Framing is all about explaining things to our kids, helping them spot what God is doing and where he is in our every day lives. This might feel hard to see at the moment, but God is at work.

  • How can you create a safe space for your children to ask questions about what’s happening? Children may not want to add any more to a difficult situation, so do tell them it’s OK for them to talk to you, even if it’s going to make for a difficult conversation. It’s important that they are able to get the information and answers they need to make sense of what’s happening. How you do that will depend on your child: you may find they just ask questions naturally, but they may need permission to ask anything, or might find something like a box to post their questions in helpful.  You may need to find creative ways to encourage conversations such as the side by side car journey chat that works so well with teens.
  • Your children may ask questions that are difficult to answer! Parenting for Faith has a ‘questions tool’ to help you answer any tricky question well.
  • Explore Bible stories together. The Bible is full of stories of people who had tough times and had to make big changes: Peter, Mary, Ruth, David or Abraham for example. You could read these stories with your children, stopping to talk about them. How do you think the characters felt when that happened: how did Peter find calm in the middle of the storm? What do you think God was doing when Ruth had to leave her home? What do you think God was feeling when he saw how sad Sarah was because she couldn’t have a baby? What was God doing when Mary and Joseph had nowhere to stay? When you read the Bible like this it can help children recognise that God knows what they are going through and is present and active in their lives too.
  • Read the psalms. Many of the psalms were written in response to crisis, fear, injustice and hopelessness. You might want to explore some of these with your children, for example, Psalm 10, 130, 20, 77, 13 or 40.

Chat and catch

Chat and catch is simply enabling our children to talk to God about anything and to ‘catch’ from God whatever he wants to say. It gives them a safe space to chat to God about what is happening, about their fears or questions or just how they are feeling, and then catch his love and wisdom back without our being in the middle of that conversation.

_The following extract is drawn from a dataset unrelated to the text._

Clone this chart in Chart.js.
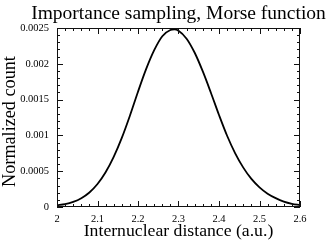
<!DOCTYPE html>
<html><head><meta charset="utf-8">
<script src="https://cdn.jsdelivr.net/npm/chart.js@4"></script>
<style>html,body{margin:0;padding:0;background:#fff}canvas{display:block}</style>
</head><body>
<canvas id="c" width="332" height="242"></canvas>
<script>
const distances = [2.00,2.02,2.04,2.06,2.08,2.10,2.12,2.14,2.16,2.18,2.20,2.22,2.24,2.26,2.28,2.29,2.30,2.32,2.34,2.36,2.38,2.40,2.42,2.44,2.46,2.48,2.50,2.52,2.54,2.56,2.58,2.60];
const counts = [0.000025,0.000040,0.000071,0.000123,0.000203,0.000321,0.000485,0.000700,0.000965,0.001275,0.001610,0.001925,0.002190,0.002385,0.002472,0.002480,0.002462,0.002351,0.002154,0.001893,0.001596,0.001285,0.000995,0.000750,0.000550,0.000392,0.000274,0.000186,0.000124,0.000076,0.000045,0.000026];
const xTicks = [2, 2.1, 2.2, 2.3, 2.4, 2.5, 2.6];
const yTicks = [0, 0.0005, 0.001, 0.0015, 0.002, 0.0025];
const xMinorStep = 0.02;
const yMinorStep = 0.0001;
const titleText = 'Importance sampling, Morse function';
const xTitle = 'Internuclear distance (a.u.)';
const yTitle = 'Normalized count';

const serif = "'Liberation Serif', 'DejaVu Serif', serif";

const frameTicks = {
  id: 'frameTicks',
  afterDatasetsDraw(chart) {
    const {ctx, chartArea: a, scales: {x, y}} = chart;
    ctx.save();
    ctx.strokeStyle = '#111';
    ctx.lineWidth = 1;
    ctx.beginPath();
    const tx = (v, len) => {
      const p = Math.round(x.getPixelForValue(v)) + 0.5;
      ctx.moveTo(p, a.bottom); ctx.lineTo(p, a.bottom - len);
      ctx.moveTo(p, a.top); ctx.lineTo(p, a.top + len);
    };
    const ty = (v, len) => {
      const p = Math.round(y.getPixelForValue(v)) + 0.5;
      ctx.moveTo(a.left, p); ctx.lineTo(a.left + len, p);
      ctx.moveTo(a.right, p); ctx.lineTo(a.right - len, p);
    };
    const nx = Math.round((xTicks[xTicks.length-1] - xTicks[0]) / xMinorStep);
    for (let i = 0; i <= nx; i++) tx(xTicks[0] + i * xMinorStep, 3);
    const ny = Math.round((yTicks[yTicks.length-1] - yTicks[0]) / yMinorStep);
    for (let i = 0; i <= ny; i++) ty(yTicks[0] + i * yMinorStep, 3);
    xTicks.forEach(v => tx(v, 6));
    yTicks.forEach(v => ty(v, 6));
    ctx.stroke();
    ctx.strokeRect(Math.round(a.left) + 0.5, Math.round(a.top) + 0.5, Math.round(a.width) - 1, Math.round(a.height) - 1);

    // titles
    const cx = (a.left + a.right) / 2;
    ctx.fillStyle = '#000';
    ctx.textAlign = 'center';
    ctx.textBaseline = 'alphabetic';
    ctx.font = '19.5px ' + serif;
    ctx.fillText(titleText, cx, 18.5);
    ctx.font = '17.7px ' + serif;
    ctx.fillText(xTitle, cx, 236);
    ctx.save();
    ctx.translate(15, 121.5);
    ctx.rotate(-Math.PI / 2);
    ctx.font = '18.2px ' + serif;
    ctx.fillText(yTitle, 0, 0);
    ctx.restore();
    ctx.restore();
  }
};

new Chart(document.getElementById('c'), {
  type: 'line',
  data: {
    datasets: [{
      data: distances.map((d, i) => ({x: d, y: counts[i]})),
      borderColor: '#000',
      borderWidth: 1.8,
      pointRadius: 0,
      cubicInterpolationMode: 'monotone',
      fill: false
    }]
  },
  options: {
    responsive: false,
    animation: false,
    devicePixelRatio: 1,
    layout: {padding: {left: 0, right: 32, top: 28, bottom: 0}},
    plugins: {
      legend: {display: false},
      tooltip: {enabled: false},
      title: {display: false}
    },
    scales: {
      x: {
        type: 'linear',
        min: xTicks[0], max: xTicks[xTicks.length-1],
        afterBuildTicks: s => { s.ticks = xTicks.map(v => ({value: v})); },
        afterFit: s => { s.height = 35; },
        grid: {display: false, drawTicks: false},
        border: {display: false},
        ticks: {color: '#000', font: {family: serif, size: 10.5}, padding: 6, maxRotation: 0, callback: v => String(v)},
        title: {display: false}
      },
      y: {
        type: 'linear',
        min: yTicks[0], max: yTicks[yTicks.length-1],
        afterBuildTicks: s => { s.ticks = yTicks.map(v => ({value: v})); },
        afterFit: s => { s.width = 57; },
        grid: {display: false, drawTicks: false},
        border: {display: false},
        ticks: {color: '#000', font: {family: serif, size: 10.5}, padding: 8, callback: v => String(v)},
        title: {display: false}
      }
    }
  },
  plugins: [frameTicks]
});
</script>
</body></html>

  • Encourage your children to chat to God, telling them that we can chat to God about anything, big or little, happy or sad. I sometimes say to children that if it’s important to me, then it’s important to God and he wants to hear it. Remind them that God can and will speak to them directly. Remember, you don’t need to know what God says back: your child might choose to tell you, or they might not and that’s fine.
  • Sometimes children struggle to connect to God, in which case you might want to try a simple method of prayer ministry to help them. It’s taught in session 7 of the course  which is free to download and/or view; you will need to create a website account to see it but that’s very quick and easy.

You are in a really hard place at the moment. But do remember that you aren’t alone. God has promised to be with you always and he has placed people around you to support and encourage you. You can do this season, and do it well!